Review: Ought live in Toronto

Review of the Ought October 29th show at the Horseshoe Tavern in Toronto,

Ought /  New Fries / Dorothea Paas
Horseshoe Tavern, Toronto, October 29th

Dorothea Paas comes onstage seems uncomfortable onstage, but it shouldn’t be for lack of talent. She’s a capable guitar player with a great voice, though there is some sense that she’s more in her element playing music in her bedroom than on the Horseshoe Tavern’s stage. Opening for a band like Ought, who’s debut album was critically acclaimed as one of the best of 2014, one can admittedly feel a bit nervous. It’s a pretty tough act to open for.

Review of the Ought October 29th show at the Horseshoe Tavern in Toronto,

Paas, plays some of the most accessible music of the night, which she’s ironically referring to as “rocking out”, New Fries take the cake for mind boggling insanity in their performance.

“Art-rock” which I guess is a way of referring to stuff that you can compare to the talking heads, is pretentious in itself, but the sheer genius of New Fries is their complete lack of any pretension at all. Their energy is high, there’s big smiles on their faces, and there’s an undeniable sense of camaraderie between members. At one point the bass player looks to the drummer, who’s apparently getting pissed off with the spotlight shining directly at her, and (on his knees, mind you) says: “I know you hate it, but you gotta play what you gotta play.” There’s something really life affirming watching a bunch of good friends play music together, especially tunes as fucking weird as these.

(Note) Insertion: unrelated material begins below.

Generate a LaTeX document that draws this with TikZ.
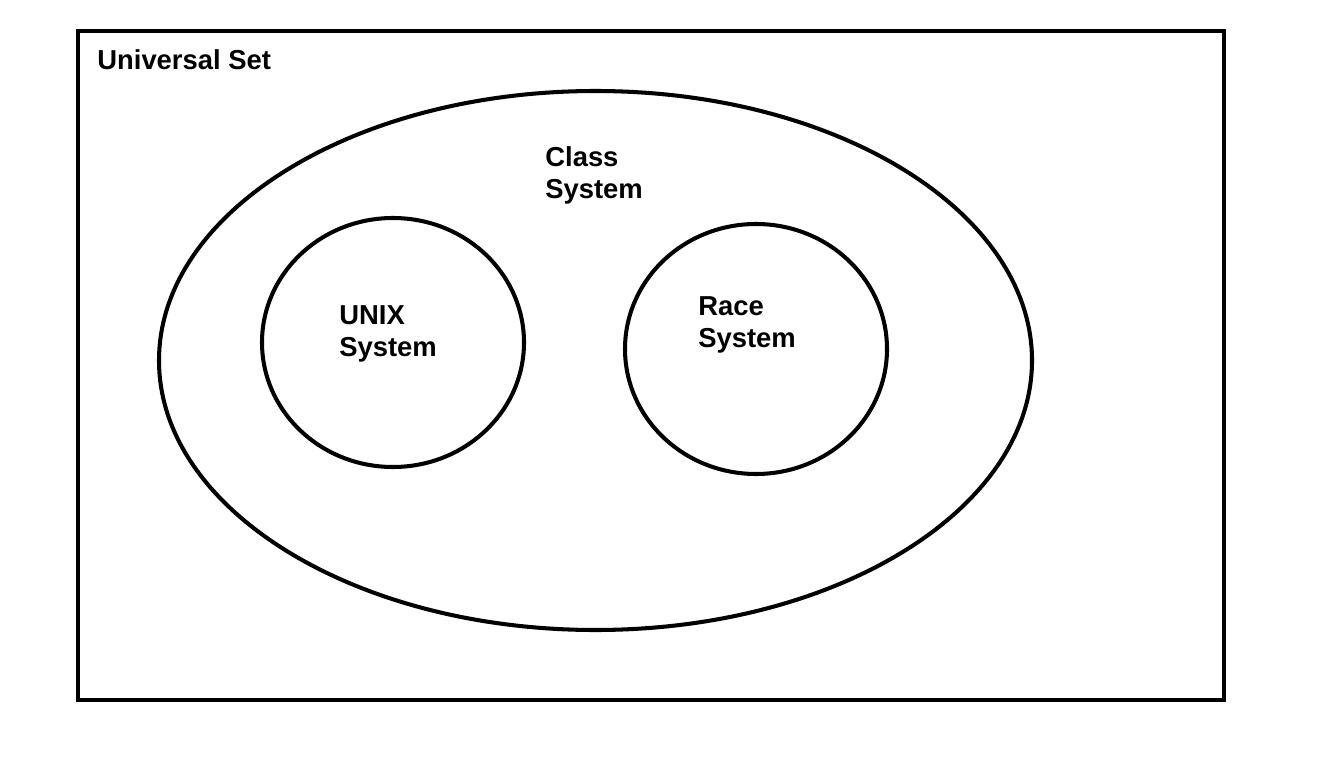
\documentclass[tikz,border=0pt]{standalone}
\usepackage{fontspec}
\setmainfont{Liberation Sans}
\usetikzlibrary{positioning}
\tikzset{
  setline/.style={draw=black,line width=2.3pt},
  setlabel/.style={anchor=north west,inner sep=0pt,align=left,
                   font=\fontsize{15.6}{18.2}\selectfont\bfseries}
}

\begin{document}
\begin{tikzpicture}[x=0.02cm,y=-0.02cm]
\useasboundingbox (0,0) rectangle (1334,763);
% sets
\draw[setline] (78,31) rectangle (1224,700);
\draw[setline] (595.5,360.5) ellipse [x radius=436.5,y radius=269.5];
\draw[setline] (393,342.5) ellipse [x radius=131,y radius=124.5];
\draw[setline] (756,349) ellipse [x radius=131,y radius=125];

% labels
\node[setlabel] (univ) at (97,49)  {Universal Set};
\node[setlabel] (cls)  at (545,146) {Class\\System};
\node[setlabel] (unix) at (339,305) {UNIX\\System};
\node[setlabel] (race) at (698,296) {Race\\System};
\end{tikzpicture}
\end{document}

Speaking of “life affirming”, the first time I saw Ought, I was blown away by how young they looked. They looked like kids I was going to school with, like friends of friends. Seeing them this night (over a year later) I felt the same way. They’re a bunch of young dudes, performing the songs they want, and that’s maybe as far as you need to go. Though, it’s almost impossible to see them as young while listening to Tim D’Arcy’s voice, which has that same Mark-E.-Smith style way of transcending the modern world into abstract poetry. It’s uniqueness in its youth and its energy is truly a sight to behold.


There are girls behind me hugging each other as they play “Big Beautiful Sky”, which the opening chords of are enough to start a cheer in the audience. The crowd screams for an encore and they play the angular groove-fest “Around Again”. I’m standing by their merch table as people are lining up to buy records and T-shirts as drummer Tim Keen walks by me and goes: “That was fucking amazing”. The band is drenched in sweat from the heat of the lights, which almost perfectly embodies the energy that goes into sorting out the existential frustrations and mysteries within the music itself.

Ought aren’t going anywhere, and they may be the only ones saying the things their audiences want to hear. If that makes any sense.